— EXERCISE AIM —
Reproduce all the lines exactly as they stand, apart from the pictures.
** start of PROVIDED ENTRIES **
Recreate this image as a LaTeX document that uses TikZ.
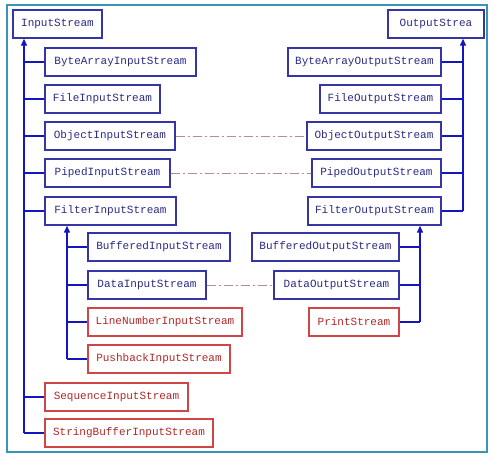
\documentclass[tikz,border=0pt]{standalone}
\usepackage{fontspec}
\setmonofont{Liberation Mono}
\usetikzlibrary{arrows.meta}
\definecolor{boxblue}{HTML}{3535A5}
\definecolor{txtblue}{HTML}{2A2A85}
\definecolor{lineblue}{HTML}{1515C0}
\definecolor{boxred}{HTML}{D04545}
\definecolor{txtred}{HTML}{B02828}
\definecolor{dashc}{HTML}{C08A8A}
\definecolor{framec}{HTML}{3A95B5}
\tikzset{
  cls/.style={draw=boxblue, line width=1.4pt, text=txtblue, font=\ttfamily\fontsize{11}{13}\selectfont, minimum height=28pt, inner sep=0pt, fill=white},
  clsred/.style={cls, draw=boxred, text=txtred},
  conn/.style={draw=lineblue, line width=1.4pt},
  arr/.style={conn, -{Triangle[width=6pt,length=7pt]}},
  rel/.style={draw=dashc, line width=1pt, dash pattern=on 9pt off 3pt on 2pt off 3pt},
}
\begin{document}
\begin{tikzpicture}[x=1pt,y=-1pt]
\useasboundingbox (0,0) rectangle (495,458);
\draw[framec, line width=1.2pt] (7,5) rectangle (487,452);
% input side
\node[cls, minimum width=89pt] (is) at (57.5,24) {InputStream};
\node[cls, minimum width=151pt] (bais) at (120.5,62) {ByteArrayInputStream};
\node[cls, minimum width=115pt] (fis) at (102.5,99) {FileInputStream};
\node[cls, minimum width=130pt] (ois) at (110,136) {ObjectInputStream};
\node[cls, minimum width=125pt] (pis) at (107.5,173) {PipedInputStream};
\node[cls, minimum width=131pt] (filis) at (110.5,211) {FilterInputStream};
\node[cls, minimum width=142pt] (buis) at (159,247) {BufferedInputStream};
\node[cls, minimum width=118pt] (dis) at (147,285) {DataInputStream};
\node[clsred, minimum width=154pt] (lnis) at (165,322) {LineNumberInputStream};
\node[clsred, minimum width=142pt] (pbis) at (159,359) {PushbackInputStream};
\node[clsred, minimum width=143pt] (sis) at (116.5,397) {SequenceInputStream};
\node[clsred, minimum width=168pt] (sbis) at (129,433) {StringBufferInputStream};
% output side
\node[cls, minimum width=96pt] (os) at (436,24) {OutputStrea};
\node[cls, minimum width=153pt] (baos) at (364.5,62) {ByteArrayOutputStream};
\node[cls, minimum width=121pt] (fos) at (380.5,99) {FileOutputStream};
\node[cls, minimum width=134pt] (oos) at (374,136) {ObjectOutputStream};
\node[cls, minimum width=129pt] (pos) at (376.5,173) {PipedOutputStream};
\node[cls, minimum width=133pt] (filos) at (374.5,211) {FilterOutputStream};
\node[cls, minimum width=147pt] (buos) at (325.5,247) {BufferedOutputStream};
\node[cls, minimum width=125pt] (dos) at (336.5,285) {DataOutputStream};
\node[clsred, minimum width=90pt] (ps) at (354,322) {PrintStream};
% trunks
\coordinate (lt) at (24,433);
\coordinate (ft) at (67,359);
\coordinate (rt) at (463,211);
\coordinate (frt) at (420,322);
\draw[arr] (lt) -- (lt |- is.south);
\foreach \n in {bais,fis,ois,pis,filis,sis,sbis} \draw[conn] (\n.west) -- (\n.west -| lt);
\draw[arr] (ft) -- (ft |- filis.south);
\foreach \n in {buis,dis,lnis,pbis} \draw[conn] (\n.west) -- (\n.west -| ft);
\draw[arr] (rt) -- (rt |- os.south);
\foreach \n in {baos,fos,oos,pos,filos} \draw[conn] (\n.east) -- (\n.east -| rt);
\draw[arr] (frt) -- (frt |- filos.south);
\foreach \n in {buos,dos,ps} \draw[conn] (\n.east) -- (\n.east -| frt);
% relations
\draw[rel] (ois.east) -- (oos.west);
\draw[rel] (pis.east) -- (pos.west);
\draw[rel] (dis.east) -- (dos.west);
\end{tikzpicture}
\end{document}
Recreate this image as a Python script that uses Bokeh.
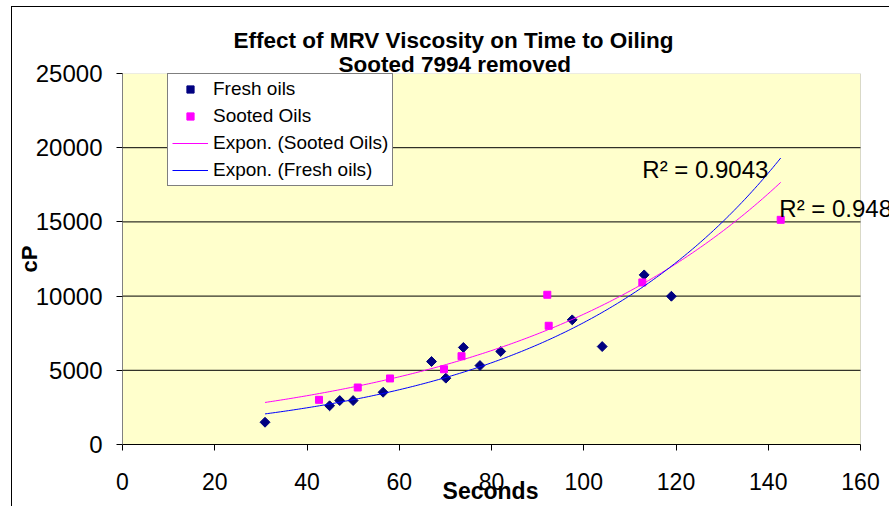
** end of PROVIDED ENTRIES **
— RESULT BELOW —
Recreate this image as a LaTeX document that uses TikZ.
\documentclass[tikz,border=0pt]{standalone}
\usepackage{fontspec}
\setmonofont{Liberation Mono}
\usetikzlibrary{arrows.meta}
\definecolor{boxblue}{HTML}{3535A5}
\definecolor{txtblue}{HTML}{2A2A85}
\definecolor{lineblue}{HTML}{1515C0}
\definecolor{boxred}{HTML}{D04545}
\definecolor{txtred}{HTML}{B02828}
\definecolor{dashc}{HTML}{C08A8A}
\definecolor{framec}{HTML}{3A95B5}
\tikzset{
  cls/.style={draw=boxblue, line width=1.4pt, text=txtblue, font=\ttfamily\fontsize{11}{13}\selectfont, minimum height=28pt, inner sep=0pt, fill=white},
  clsred/.style={cls, draw=boxred, text=txtred},
  conn/.style={draw=lineblue, line width=1.4pt},
  arr/.style={conn, -{Triangle[width=6pt,length=7pt]}},
  rel/.style={draw=dashc, line width=1pt, dash pattern=on 9pt off 3pt on 2pt off 3pt},
}
\begin{document}
\begin{tikzpicture}[x=1pt,y=-1pt]
\useasboundingbox (0,0) rectangle (495,458);
\draw[framec, line width=1.2pt] (7,5) rectangle (487,452);
% input side
\node[cls, minimum width=89pt] (is) at (57.5,24) {InputStream};
\node[cls, minimum width=151pt] (bais) at (120.5,62) {ByteArrayInputStream};
\node[cls, minimum width=115pt] (fis) at (102.5,99) {FileInputStream};
\node[cls, minimum width=130pt] (ois) at (110,136) {ObjectInputStream};
\node[cls, minimum width=125pt] (pis) at (107.5,173) {PipedInputStream};
\node[cls, minimum width=131pt] (filis) at (110.5,211) {FilterInputStream};
\node[cls, minimum width=142pt] (buis) at (159,247) {BufferedInputStream};
\node[cls, minimum width=118pt] (dis) at (147,285) {DataInputStream};
\node[clsred, minimum width=154pt] (lnis) at (165,322) {LineNumberInputStream};
\node[clsred, minimum width=142pt] (pbis) at (159,359) {PushbackInputStream};
\node[clsred, minimum width=143pt] (sis) at (116.5,397) {SequenceInputStream};
\node[clsred, minimum width=168pt] (sbis) at (129,433) {StringBufferInputStream};
% output side
\node[cls, minimum width=96pt] (os) at (436,24) {OutputStrea};
\node[cls, minimum width=153pt] (baos) at (364.5,62) {ByteArrayOutputStream};
\node[cls, minimum width=121pt] (fos) at (380.5,99) {FileOutputStream};
\node[cls, minimum width=134pt] (oos) at (374,136) {ObjectOutputStream};
\node[cls, minimum width=129pt] (pos) at (376.5,173) {PipedOutputStream};
\node[cls, minimum width=133pt] (filos) at (374.5,211) {FilterOutputStream};
\node[cls, minimum width=147pt] (buos) at (325.5,247) {BufferedOutputStream};
\node[cls, minimum width=125pt] (dos) at (336.5,285) {DataOutputStream};
\node[clsred, minimum width=90pt] (ps) at (354,322) {PrintStream};
% trunks
\coordinate (lt) at (24,433);
\coordinate (ft) at (67,359);
\coordinate (rt) at (463,211);
\coordinate (frt) at (420,322);
\draw[arr] (lt) -- (lt |- is.south);
\foreach \n in {bais,fis,ois,pis,filis,sis,sbis} \draw[conn] (\n.west) -- (\n.west -| lt);
\draw[arr] (ft) -- (ft |- filis.south);
\foreach \n in {buis,dis,lnis,pbis} \draw[conn] (\n.west) -- (\n.west -| ft);
\draw[arr] (rt) -- (rt |- os.south);
\foreach \n in {baos,fos,oos,pos,filos} \draw[conn] (\n.east) -- (\n.east -| rt);
\draw[arr] (frt) -- (frt |- filos.south);
\foreach \n in {buos,dos,ps} \draw[conn] (\n.east) -- (\n.east -| frt);
% relations
\draw[rel] (ois.east) -- (oos.west);
\draw[rel] (pis.east) -- (pos.west);
\draw[rel] (dis.east) -- (dos.west);
\end{tikzpicture}
\end{document}
Recreate this image as a Python script that uses Bokeh.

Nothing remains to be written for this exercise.